Being “eIDAS2 compliant” isn’t what you think
One of the most common misconceptions I see is that using JWTs or implementing login with Verifiable Credentials (VCs) makes your system eIDAS2-compliant. Nothing could be further from the truth.
eIDAS2 requires that:
- Identities and attributes are issued by Qualified Trust Service Providers, subject to formal certification.
- Attributes are electronically signed, ideally with Qualified Electronic Signatures for independent validation.
- Users have full control over what they share and with whom, through mechanisms like Selective Disclosure.
- Data is protected through logical separation of functions, and ideally also physical separation in critical components like the wallet.
And that’s just the beginning. Technically, many flows change fundamentally. We’re no longer just talking about access tokens, but about Verifiable Presentations (VPs) that encapsulate digitally signed Verifiable Credentials (VCs), using formats like jwt_vc_json. Identity is no longer just about individuals — it now includes legal entities, devices, organizations, and even delegated powers between them.

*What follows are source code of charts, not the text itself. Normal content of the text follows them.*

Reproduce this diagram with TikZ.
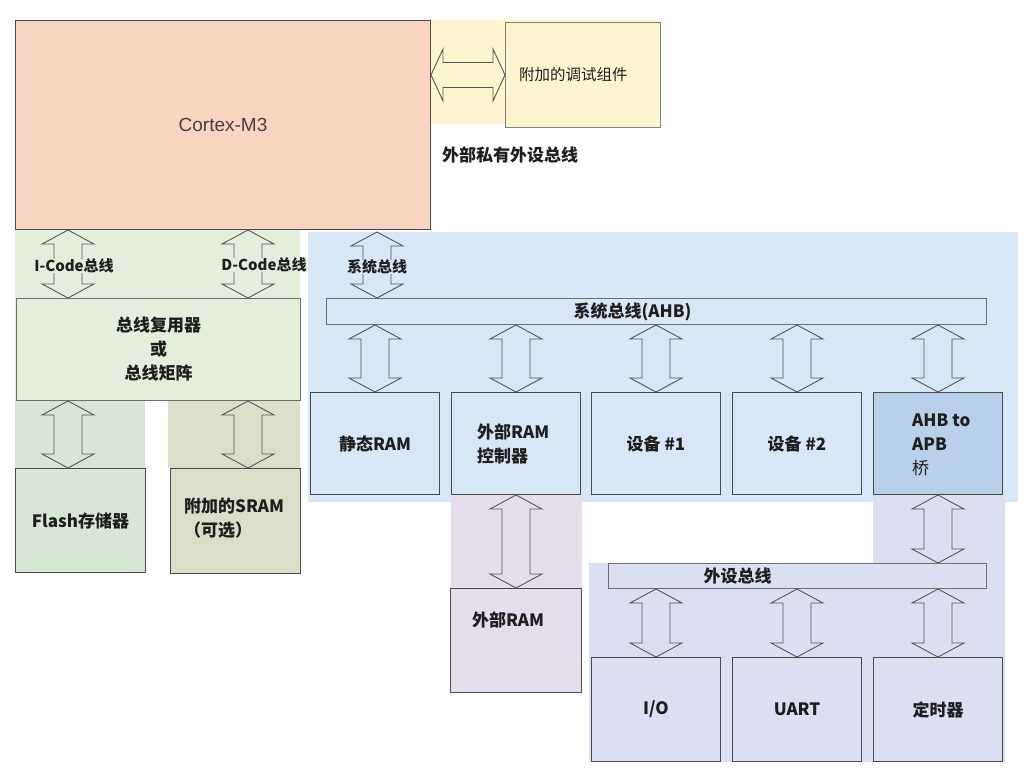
\documentclass[tikz,border=0pt]{standalone}
\usepackage{fontspec}
\setmainfont{Noto Sans CJK SC}
\newfontfamily\arialfont{Liberation Sans}
\usepackage{tikz}
\usetikzlibrary{positioning,calc}

\definecolor{cortexfill}{HTML}{F8D4C1}
\definecolor{yellowbg}{HTML}{FFF4D0}
\definecolor{greenbg}{HTML}{E2EFDA}
\definecolor{flashbg}{HTML}{D6E8D4}
\definecolor{srambg}{HTML}{DDDEC9}
\definecolor{bluebg}{HTML}{D7E7F5}
\definecolor{bridgefill}{HTML}{B8D0EA}
\definecolor{purplebg}{HTML}{E5DCEC}
\definecolor{periphbg}{HTML}{D9E0F1}
\definecolor{boxline}{HTML}{4A4A4A}
\definecolor{arrowline}{HTML}{555555}
\definecolor{textcol}{HTML}{1E1E1E}

\tikzset{BOX/.style={rectangle, draw=boxline, line width=1pt, inner sep=0pt, anchor=north west, align=center, text=textcol, font=\bfseries\fontsize{17pt}{24pt}\selectfont}}
\tikzset{BAR/.style={BOX, draw=boxline!80}}
\tikzset{LABEL/.style={inner sep=1pt, align=left, text=textcol, font=\bfseries\fontsize{17pt}{24pt}\selectfont}}
\tikzset{BUSLABEL/.style={LABEL, inner sep=0pt, font=\bfseries\fontsize{15pt}{18pt}\selectfont}}
\tikzset{BUSARROW/.style={draw=arrowline, line width=0.9pt, line join=miter}}

% hollow double arrow, top tip -> bottom tip
\newcommand{\VBUS}[2]{%
    \draw[BUSARROW] (#1) -- ++(-26,14) -- ++(12,0) -- ($(#2)+(-14,-14)$) -- ++(-12,0) -- (#2)
        -- ++(26,-14) -- ++(-12,0) -- ($(#1)+(14,14)$) -- ++(12,0) -- cycle;}
% hollow double arrow, left tip -> right tip
\newcommand{\HBUS}[2]{%
    \draw[BUSARROW] (#1) -- ++(12,-26) -- ++(0,13.5) -- ($(#2)+(-12,-12.5)$) -- ++(0,-13.5) -- (#2)
        -- ++(-12,26) -- ++(0,-13.5) -- ($(#1)+(12,12.5)$) -- ++(0,13.5) -- cycle;}

\begin{document}
\begin{tikzpicture}[x=1pt, y=-1pt]
    \useasboundingbox (0,0) rectangle (1036,774);

    % coloured areas
    \fill[yellowbg] (430,20) rectangle (660,124);
    \fill[greenbg] (15,229) rectangle (300,400);
    \fill[flashbg] (15,400) rectangle (145,468);
    \fill[srambg] (168,400) rectangle (300,468);
    \fill[bluebg] (308,232) rectangle (1018,502);
    \fill[purplebg] (451,494) rectangle (582,588);
    \fill[periphbg] (873,494) rectangle (1005,563);
    \fill[periphbg] (589,563) rectangle (1005,762);

    % core and debug
    \node[BOX, fill=cortexfill, minimum width=415pt, minimum height=209pt, font=\arialfont\fontsize{19pt}{22pt}\selectfont, text=cortexfill!30!black] (cortex) at (15,20) {Cortex-M3};
    \node[BOX, draw=boxline!70, fill=yellowbg, minimum width=155pt, minimum height=105pt] (debug) at (505,22) {};
    \node[anchor=west, text=textcol, font=\fontsize{15.5pt}{18pt}\selectfont, inner sep=0pt] (debug_txt) at ($(debug.west)+(14,-0)$) {附加的调试组件};
    \node[LABEL, anchor=west] (ppb_txt) at (441,155) {外部私有外设总线};

    \coordinate (dbg_l) at (cortex.east |- debug.west);
    \coordinate (dbg_r) at (debug.west);
    \HBUS{dbg_l}{dbg_r}

    % code side
    \node[BOX, draw=boxline!80, fill=greenbg, minimum width=284pt, minimum height=102pt] (mux) at (16,298) {总线复用器\\或\\ 总线矩阵};
    \node[BOX, fill=flashbg, minimum width=130pt, minimum height=104pt] (flash) at (15,468) {Flash存储器};
    \node[BOX, fill=srambg, minimum width=130pt, minimum height=105pt] (sram) at (170,468) {};
    \node[LABEL, anchor=west] (sram_txt) at ($(sram.west)+(13,-3)$) {附加的SRAM\\（可选）};

    \coordinate (icode_t) at (68,230);
    \coordinate (icode_b) at (icode_t |- mux.north);
    \coordinate (dcode_t) at (248,230);
    \coordinate (dcode_b) at (dcode_t |- mux.north);
    \VBUS{icode_t}{icode_b}
    \VBUS{dcode_t}{dcode_b}
    \node[BUSLABEL, fill=greenbg] (icode_txt) at (74,266) {I-Code总线};
    \node[BUSLABEL, fill=greenbg] (dcode_txt) at (264,265) {D-Code总线};

    \coordinate (flash_t) at (icode_t |- mux.south);
    \coordinate (flash_b) at (icode_t |- flash.north);
    \coordinate (sram_t) at (dcode_t |- mux.south);
    \coordinate (sram_b) at (dcode_t |- sram.north);
    \VBUS{flash_t}{flash_b}
    \VBUS{sram_t}{sram_b}

    % system bus
    \node[BAR, fill=bluebg, minimum width=660pt, minimum height=26pt] (ahb) at (326,298) {};
    \node[LABEL] (ahb_txt) at ($(ahb.center)+(-24,0)$) {系统总线(AHB)};

    \node[BOX, fill=bluebg, minimum width=129pt, minimum height=102pt] (sram_int) at (310,392) {静态RAM};
    \node[BOX, fill=bluebg, minimum width=129pt, minimum height=102pt] (extctrl) at (451,392) {};
    \node[BOX, fill=bluebg, minimum width=129pt, minimum height=102pt] (dev1) at (591,392) {设备 \#1};
    \node[BOX, fill=bluebg, minimum width=129pt, minimum height=102pt] (dev2) at (732,392) {设备 \#2};
    \node[BOX, fill=bridgefill, minimum width=129pt, minimum height=102pt] (bridge) at (873,392) {};
    \node[LABEL, anchor=west] (extctrl_txt) at ($(extctrl.west)+(25,0)$) {外部RAM\\控制器};
    \node[LABEL, anchor=west] (bridge_txt) at ($(bridge.west)+(38,1)$) {AHB to\\APB\\{\mdseries 桥}};

    \coordinate (sys_t) at (377,232);
    \coordinate (sys_b) at (sys_t |- ahb.north);
    \VBUS{sys_t}{sys_b}
    \node[BUSLABEL, fill=bluebg] (sys_txt) at (377,267) {系统总线};

    \foreach \dev in {sram_int, extctrl, dev1, dev2, bridge}
        \VBUS{ahb.south -| \dev.north}{\dev.north};

    % external RAM
    \node[BOX, fill=purplebg, minimum width=131pt, minimum height=104pt] (extram) at (450,588) {};
    \node[LABEL] (extram_txt) at ($(extram.north)+(-8,32)$) {外部RAM};
    \VBUS{extctrl.south}{extctrl.south |- extram.north}

    % peripheral bus
    \node[BAR, fill=periphbg, minimum width=378pt, minimum height=25pt] (apb) at (608,563) {};
    \node[LABEL] (apb_txt) at ($(apb.center)+(-60,0)$) {外设总线};
    \VBUS{bridge.south}{bridge.south |- apb.north}

    \node[BOX, fill=periphbg, minimum width=129pt, minimum height=104pt] (gpio) at (591,657) {I/O};
    \node[BOX, fill=periphbg, minimum width=129pt, minimum height=104pt] (uart) at (732,657) {UART};
    \node[BOX, fill=periphbg, minimum width=129pt, minimum height=104pt] (timer) at (873,657) {定时器};

    \foreach \dev in {gpio, uart, timer}
        \VBUS{apb.south -| \dev.north}{\dev.north};
\end{tikzpicture}
\end{document}
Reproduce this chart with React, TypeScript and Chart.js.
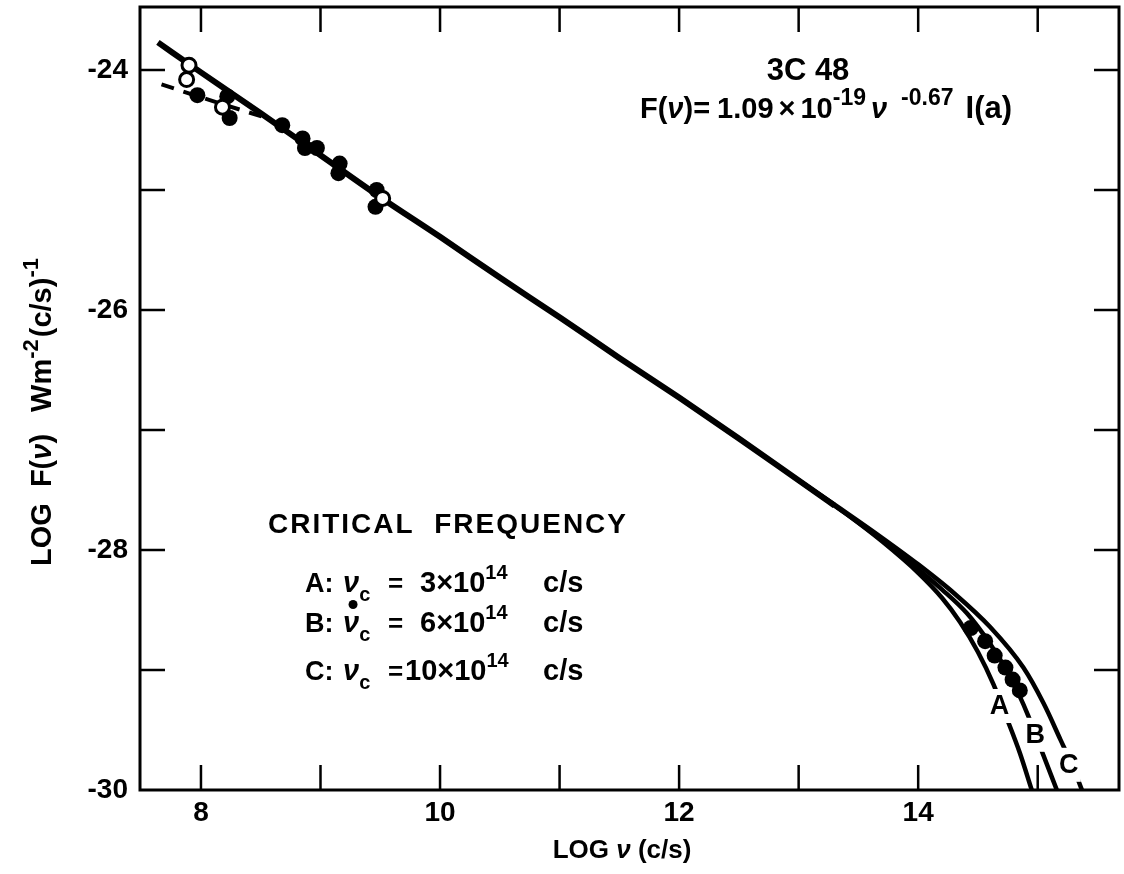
import React, { useEffect, useRef } from 'react';
import { Chart, registerables } from 'chart.js';

Chart.register(...registerables);

// ---------- data ----------
const xLabelValues = [8, 10, 12, 14];
const yLabelValues = [-24, -26, -28, -30];

// power-law fit line (solid)
const fitX = [7.64, 8.0, 8.5, 9.0, 9.5, 10.0, 10.5, 11.0, 11.5, 12.0, 12.5, 13.0, 13.3];
const fitY = [-23.77, -24.02, -24.36, -24.71, -25.06, -25.39, -25.73, -26.06, -26.4, -26.73, -27.07, -27.42, -27.63];

// low-frequency dashed line
const dashX = [7.67, 8.1, 8.55];
const dashY = [-24.12, -24.26, -24.4];

// cut-off curves A, B, C
const curveAX = [13.0, 13.4, 13.7, 14.0, 14.2, 14.35, 14.5, 14.63, 14.74, 14.85, 14.95];
const curveAY = [-27.42, -27.7, -27.93, -28.19, -28.4, -28.6, -28.85, -29.12, -29.4, -29.69, -30.0];
const curveBX = [13.0, 13.4, 13.7, 14.0, 14.2, 14.41, 14.6, 14.72, 14.85, 14.92, 15.02, 15.16];
const curveBY = [-27.42, -27.7, -27.92, -28.16, -28.33, -28.53, -28.78, -28.97, -29.22, -29.38, -29.64, -30.0];
const curveCX = [13.0, 13.4, 13.7, 14.0, 14.3, 14.6, 14.88, 15.05, 15.19, 15.3, 15.37];
const curveCY = [-27.42, -27.69, -27.9, -28.12, -28.36, -28.64, -28.98, -29.28, -29.58, -29.82, -30.0];

// observations
const filledX = [7.97, 8.22, 8.24, 8.68, 8.85, 8.87, 8.97, 9.16, 9.15, 9.47, 9.46, 14.44, 14.56, 14.64, 14.73, 14.79, 14.85];
const filledY = [-24.21, -24.22, -24.4, -24.46, -24.57, -24.65, -24.65, -24.78, -24.86, -25.0, -25.14, -28.65, -28.76, -28.88, -28.98, -29.08, -29.17];
const openX = [7.9, 7.88, 8.18, 9.52];
const openY = [-23.96, -24.08, -24.31, -25.07];

// curve labels
const curveLabels = ['A', 'B', 'C'];
const curveLabelX = [14.68, 14.98, 15.26];
const curveLabelY = [-29.3, -29.54, -29.79];

const FONT = '"Liberation Sans", Arial, sans-serif';
const f = (size: number, italic = false) => `${italic ? 'italic ' : ''}bold ${size}px ${FONT}`;

type Run = { t: string; pos?: 'sup' | 'sub'; gap?: number; italic?: boolean; dotAbove?: boolean; size?: number };

function drawRuns(
  ctx: CanvasRenderingContext2D, x: number, y: number, runs: Run[], size: number,
  measureOnly = false, supScale = 0.68,
) {
  let cx = x;
  for (const r of runs) {
    cx += r.gap ?? 0;
    const s = r.size ?? (r.pos ? Math.round(size * supScale) : size);
    ctx.font = f(s, r.italic);
    const dy = r.pos === 'sup' ? -size * 0.45 : r.pos === 'sub' ? size * 0.3 : 0;
    const w = ctx.measureText(r.t).width;
    if (!measureOnly) {
      ctx.fillText(r.t, cx, y + dy);
      if (r.dotAbove) {
        ctx.beginPath();
        ctx.arc(cx + w / 2 + 2, y - size * 0.95, 4.5, 0, Math.PI * 2);
        ctx.fill();
      }
    }
    cx += w;
  }
  return cx - x;
}

const pts = (xs: number[], ys: number[]) => xs.map((x, i) => ({ x, y: ys[i] }));

const decorPlugin = {
  id: 'decor',
  afterDatasetsDraw(chart: any) {
    const ctx: CanvasRenderingContext2D = chart.ctx;
    const xs = chart.scales.x;
    const ys = chart.scales.y;
    ctx.save();
    ctx.textAlign = 'center';
    ctx.textBaseline = 'middle';
    ctx.font = f(27);
    curveLabels.forEach((t, i) => {
      const px = xs.getPixelForValue(curveLabelX[i]);
      const py = ys.getPixelForValue(curveLabelY[i]);
      ctx.fillStyle = '#fff';
      ctx.fillRect(px - 12, py - 17, 24, 34);
      ctx.fillStyle = '#000';
      ctx.fillText(t, px, py + 1);
    });
    ctx.restore();
  },
  afterDraw(chart: any) {
    const ctx: CanvasRenderingContext2D = chart.ctx;
    const { left, right, top, bottom } = chart.chartArea;
    const xs = chart.scales.x;
    const ys = chart.scales.y;
    ctx.save();
    // frame
    ctx.strokeStyle = '#000';
    ctx.lineWidth = 3;
    ctx.strokeRect(left, top, right - left, bottom - top);
    // inward ticks
    ctx.lineWidth = 2.5;
    const tl = 25;
    for (let v = Math.ceil(xs.min); v <= Math.floor(xs.max); v++) {
      const px = xs.getPixelForValue(v);
      ctx.beginPath();
      ctx.moveTo(px, bottom);
      ctx.lineTo(px, bottom - tl);
      ctx.moveTo(px, top);
      ctx.lineTo(px, top + tl);
      ctx.stroke();
    }
    for (let v = Math.ceil(ys.min) + 1; v <= Math.floor(ys.max); v++) {
      const py = ys.getPixelForValue(v);
      ctx.beginPath();
      ctx.moveTo(left, py);
      ctx.lineTo(left + tl, py);
      ctx.moveTo(right, py);
      ctx.lineTo(right - tl, py);
      ctx.stroke();
    }

    ctx.fillStyle = '#000';
    ctx.textBaseline = 'alphabetic';
    ctx.textAlign = 'left';
    // title block
    ctx.font = f(31);
    const t1 = '3C 48';
    const w1 = ctx.measureText(t1).width;
    ctx.fillText(t1, 808 - w1 / 2, 80);
    drawRuns(ctx, 640, 118, [
      { t: 'F(' },
      { t: 'ν', italic: true },
      { t: ')=' },
      { t: '1.09', gap: 7 },
      { t: '×', gap: 5 },
      { t: '10', gap: 5 },
      { t: '-19', pos: 'sup' },
      { t: 'ν', italic: true, gap: 5 },
      { t: '-0.67', pos: 'sup', gap: 14 },
      { t: 'I(a)', gap: 12, size: 31 },
    ], 29, false, 0.8);

    // critical frequency block
    ctx.font = f(28);
    (ctx as any).letterSpacing = '2px';
    ctx.fillText('CRITICAL  FREQUENCY', 268, 533);
    (ctx as any).letterSpacing = '0px';
    const rows: { y: number; lab: string; val: Run[]; dot?: boolean }[] = [
      { y: 592, lab: 'A:', val: [{ t: '3×10' }, { t: '14', pos: 'sup' }] },
      { y: 632, lab: 'B:', val: [{ t: '6×10' }, { t: '14', pos: 'sup' }], dot: true },
      { y: 680, lab: 'C:', val: [{ t: '10×10' }, { t: '14', pos: 'sup' }] },
    ];
    rows.forEach((r, i) => {
      drawRuns(ctx, 305, r.y, [{ t: r.lab }], 27);
      drawRuns(ctx, 343, r.y, [{ t: 'ν', italic: true, dotAbove: r.dot }, { t: 'c', pos: 'sub' }], 29);
      drawRuns(ctx, 388, r.y, [{ t: '=' }], 26);
      drawRuns(ctx, i === 2 ? 405 : 420, r.y, r.val, 29);
      drawRuns(ctx, 543, r.y, [{ t: 'c/s' }], 29);
    });

    // x-axis title
    const xRuns: Run[] = [{ t: 'LOG ' }, { t: 'ν', italic: true }, { t: ' (c/s)' }];
    const xw = drawRuns(ctx, 0, 0, xRuns, 26, true);
    drawRuns(ctx, 622 - xw / 2, 858, xRuns, 26);

    // y-axis title (rotated)
    const yRuns: Run[] = [
      { t: 'LOG' },
      { t: 'F(', gap: 16 },
      { t: 'ν', italic: true },
      { t: ')' },
      { t: 'Wm', gap: 22 },
      { t: '-2', pos: 'sup' },
      { t: '(c/s)', gap: 2 },
      { t: '-1', pos: 'sup' },
    ];
    const yw = drawRuns(ctx, 0, 0, yRuns, 29, true, 0.75);
    ctx.translate(40, 412);
    ctx.rotate(-Math.PI / 2);
    drawRuns(ctx, -yw / 2, 11, yRuns, 29, false, 0.75);
    ctx.restore();
  },
};

export default function App() {
  const ref = useRef<HTMLCanvasElement | null>(null);
  useEffect(() => {
    if (!ref.current) return;
    const lineDefaults = { showLine: true, pointRadius: 0, borderColor: '#000', backgroundColor: '#000', fill: false };
    const chart = new Chart(ref.current, {
      type: 'scatter',
      data: {
        datasets: [
          { label: 'open', data: pts(openX, openY), pointRadius: 7, pointBackgroundColor: '#fff', pointBorderColor: '#000', pointBorderWidth: 3, showLine: false },
          { label: 'filled', data: pts(filledX, filledY), pointRadius: 8, pointBackgroundColor: '#000', pointBorderColor: '#000', pointBorderWidth: 0, showLine: false },
          { label: 'fit', data: pts(fitX, fitY), ...lineDefaults, borderWidth: 6, cubicInterpolationMode: 'monotone' },
          { label: 'dashed', data: pts(dashX, dashY), ...lineDefaults, borderWidth: 4, borderDash: [13, 10] },
          { label: 'A', data: pts(curveAX, curveAY), ...lineDefaults, borderWidth: 4.5, cubicInterpolationMode: 'monotone' },
          { label: 'B', data: pts(curveBX, curveBY), ...lineDefaults, borderWidth: 4.5, cubicInterpolationMode: 'monotone' },
          { label: 'C', data: pts(curveCX, curveCY), ...lineDefaults, borderWidth: 4.5, cubicInterpolationMode: 'monotone' },
        ] as any,
      },
      options: {
        responsive: false,
        animation: false,
        layout: { autoPadding: false, padding: { top: 7, right: 5, left: 0, bottom: 0 } },
        plugins: { legend: { display: false }, tooltip: { enabled: false } },
        scales: {
          x: {
            type: 'linear',
            min: 7.49,
            max: 15.68,
            grid: { display: false, drawTicks: false },
            border: { display: false },
            afterFit: (s: any) => { s.height = 84; s.paddingLeft = 0; s.paddingRight = 0; },
            ticks: {
              stepSize: 1,
              includeBounds: false,
              autoSkip: false,
              maxRotation: 0,
              padding: 6,
              color: '#000',
              font: { family: FONT, size: 28, weight: 'bold' },
              callback: (v: any) => (xLabelValues.includes(Number(v)) ? String(v) : ''),
            },
          },
          y: {
            type: 'linear',
            min: -30,
            max: -23.475,
            grid: { display: false, drawTicks: false },
            border: { display: false },
            afterFit: (s: any) => { s.width = 140; s.paddingTop = 0; s.paddingBottom = 0; },
            ticks: {
              stepSize: 1,
              includeBounds: false,
              autoSkip: false,
              padding: 12,
              color: '#000',
              font: { family: FONT, size: 28, weight: 'bold' },
              callback: (v: any) => (yLabelValues.includes(Number(v)) ? String(v) : ''),
            },
          },
        },
      },
      plugins: [decorPlugin],
    });
    return () => chart.destroy();
  }, []);
  return (
    <div style={{ position: 'absolute', left: 0, top: 0, width: 1124, height: 874, background: '#fff' }}>
      <canvas ref={ref} width={1124} height={874} style={{ display: 'block', width: 1124, height: 874 }} />
    </div>
  );
}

Is everything resolved in eIDAS2?
Not at all. There are still many open areas:
- Attribute schemas are not standardized yet and depend on future delegated acts.
- UI-ready verification tools are still scarce or fragmented.
- There is no clear standard for enterprise wallets or B2B environments.
- Coordination between regulators, developers, and end users is still slow.
- Many international specifications are in draft form or subject to change.
- Interoperability between different credential formats and wallets remains a major challenge.
- Trust and audit frameworks are still vague and mostly defined at the national level.
But we are at a historic turning point. For the first time, Europe has defined a legal, technical, and ethical framework that can reshape how we manage digital identity. Now it’s up to architects, developers, and product leaders to turn that vision into working software. Several initiatives are already underway, mostly focused on citizen-facing services. The four major Large Scale Pilot projects are:
- POTENTIAL: promotes innovation and collaboration in key sectors like public services, banking, telecom, mobile driver’s licenses, e-signatures, and health.
- EU Digital Wallet Consortium (EWC): focuses on Digital Travel Credentials (DTCs), building on the EU reference wallet application.
- NOBID: a group of Nordic and Baltic countries, along with Italy and Germany, piloting wallet-based payment authorizations by end users.
- DC4EU: led by the European Commission, this project aims to deliver an interoperable infrastructure for public and private cross-border services.
Conclusion
Implementing eIDAS2 isn’t just about upgrading your login system. It’s about rethinking how you represent your users, your services, your machines. It’s about understanding that identities are no longer just things you verify — they are living entities that interact, sign, delegate, and prove things by themselves.
This journey wasn’t one we did alone. We asked, we built, we failed, and we tried again. Everything we’ve learned is now helping shape new models of authentication, authorization, and trust in Europe’s digital landscape.
If you’re just starting with eIDAS2, here’s my only piece of advice: don’t start with the wallet. Start by understanding the flows, the delegable powers, the qualified credentials, the technical roles defined by the regulation — and let the technology adapt to you, not the other way around.